François de La Rocque va donc rompre avec François Coty, qui de son côté lancera la « Solidarité française », une ligue de type classique c’est-à-dire appuyant le coup de force.
Et les Croix de Feu s’élargissent. Dès 1929, on peut les soutenir en devenant « briscards », section à laquelle on peut adhérer si on a servi au moins six mois au front. Le terme vient de « brisque », désignant un chevron d’ancienneté, donné tous les six mois à partir de 1916 dans l’Armée sur le front, au bout d’un an de service.
A la fin 1930, ce sont les « volontaires nationaux » qui seront formés, chargés de rassembler des jeunes adultes n’ayant pas fait la guerre. François Mitterrand en fera partie.

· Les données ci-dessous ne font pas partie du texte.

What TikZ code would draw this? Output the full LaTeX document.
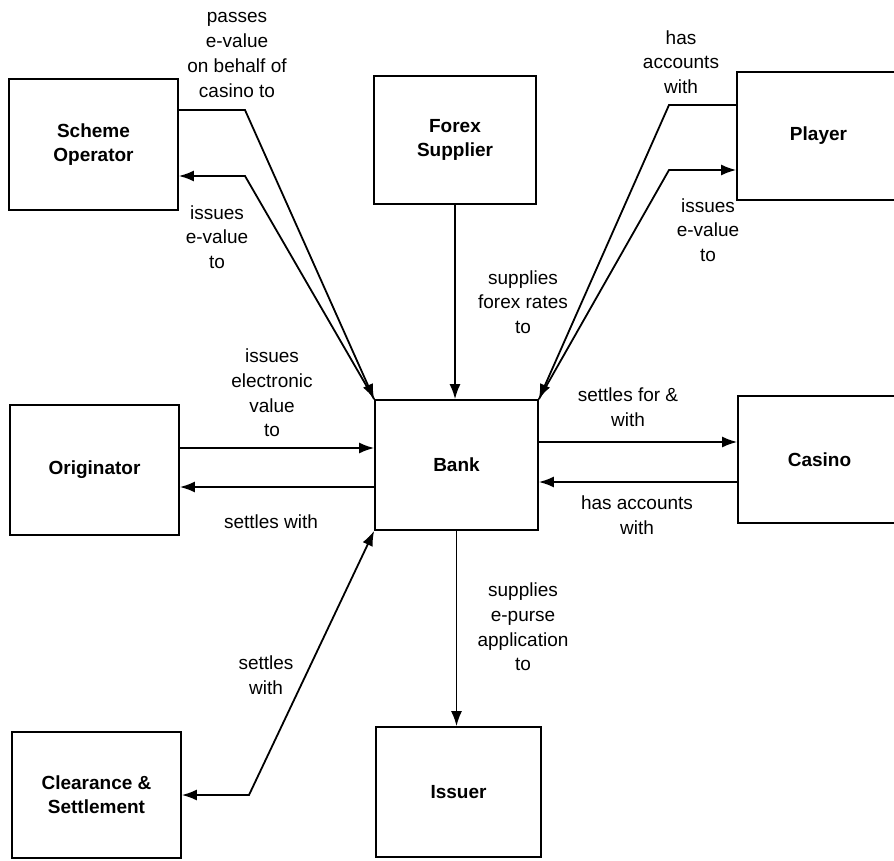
\documentclass[tikz,border=0pt]{standalone}
\usepackage{fontspec}
\setmainfont{Liberation Sans}
\usetikzlibrary{arrows.meta}
\begin{document}
\begin{tikzpicture}[x=1pt,y=-1pt,
  box/.style={draw, line width=1.7pt, align=center, inner sep=0pt,
    font=\bfseries\fontsize{19}{24}\selectfont},
  lbl/.style={align=center, inner sep=0pt, font=\fontsize{19}{24.7}\selectfont},
  arr/.style={-{Latex[length=15pt,width=11pt]}, line width=1.8pt},
  darr/.style={{Latex[length=15pt,width=11pt]}-{Latex[length=15pt,width=11pt]}, line width=1.8pt}]
\useasboundingbox (0,0) rectangle (894,861);
\clip (0,0) rectangle (894,861);
% boxes
\node[box, minimum width=169pt, minimum height=131pt] (so) at (93.5,144.5) {Scheme\\Operator};
\node[box, minimum width=162pt, minimum height=128pt] (fx) at (455,140) {Forex\\Supplier};
\node[box, minimum width=163pt, minimum height=128pt] (pl) at (818.5,136) {Player};
\node[box, minimum width=169pt, minimum height=130pt] (orig) at (94.5,470) {Originator};
\node[box, minimum width=163pt, minimum height=130pt] (bank) at (456.5,465) {Bank};
\node[box, minimum width=163pt, minimum height=127pt] (cas) at (819.5,459.5) {Casino};
\node[box, minimum width=169pt, minimum height=126pt] (cl) at (96.5,795) {Clearance \&\\Settlement};
\node[box, minimum width=165pt, minimum height=130pt] (iss) at (458.5,792) {Issuer};
% bend coordinates
\coordinate (s1) at ([yshift=34.5pt]so.east);
\coordinate (s1b) at (245,110);
\coordinate (s2) at ([yshift=-31.5pt]so.east);
\coordinate (s2b) at (245,176);
\coordinate (p1) at ([yshift=31pt]pl.west);
\coordinate (p1b) at (669,105);
\coordinate (p2) at ([yshift=-34pt]pl.west);
\coordinate (p2b) at (669,170);
\coordinate (o1) at ([yshift=22pt]orig.east);
\coordinate (o2) at ([yshift=-17pt]orig.east);
\coordinate (c1) at ([yshift=17.5pt]cas.west);
\coordinate (c2) at ([yshift=-22.5pt]cas.west);
\coordinate (clb) at (249,795);
% connectors
\draw[arr] (s1) -- (s1b) -- (bank.north west);
\draw[arr] (bank.north west) -- (s2b) -- (s2);
\draw[arr] (fx.south) -- (fx.south |- bank.north);
\draw[arr] (p1) -- (p1b) -- (bank.north east);
\draw[arr] (bank.north east) -- (p2b) -- (p2);
\draw[arr] (o1) -- (o1 -| bank.west);
\draw[arr] (o2 -| bank.west) -- (o2);
\draw[arr] (c1 -| bank.east) -- (c1);
\draw[arr] (c2) -- (c2 -| bank.east);
\draw[arr] (bank.south) -- (bank.south |- iss.north);
\draw[darr] (bank.south west) -- (clb) -- (cl.east);
% labels
\node[lbl] (l1) at (237,55) {passes\\e-value\\on behalf of\\casino to};
\node[lbl] (l2) at (217,237) {issues\\e-value\\to};
\node[lbl] (l3) at (523,302) {supplies\\forex rates\\to};
\node[lbl] (l4) at (681,62) {has\\accounts\\with};
\node[lbl] (l5) at (708,230) {issues\\e-value\\to};
\node[lbl] (l6) at (272,393) {issues\\electronic\\value\\to};
\node[lbl] (l7) at (271,522) {settles with};
\node[lbl] (l8) at (628,407) {settles for \&\\with};
\node[lbl] (l9) at (637,515) {has accounts\\with};
\node[lbl] (l10) at (523,627) {supplies\\e-purse\\application\\to};
\node[lbl] (l11) at (266,675) {settles\\with};
\end{tikzpicture}
\end{document}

En 1932, c’est une section de jeunesse qui est fondée, avec les Fils et Filles des Croix de Feu. L’année suivante, c’est un Comité pour le regroupement national autour des Croix de Feu qui est monté. Ce comité forme des sections féminines en 1934.
La dynamique est là : dès 1931, la structure possède 16 240 membres, l’année suivante 22 644, deux ans après 28 903 au début d’année, puis 49 000 en juillet 1933, 58 000 en décembre 1933, 125 000 en 1934, 150 000 en 1935.
Ces chiffres sont à diviser en pratique, car les familles entières sont comptées ; ils témoignent cependant d’une véritable lame de fond.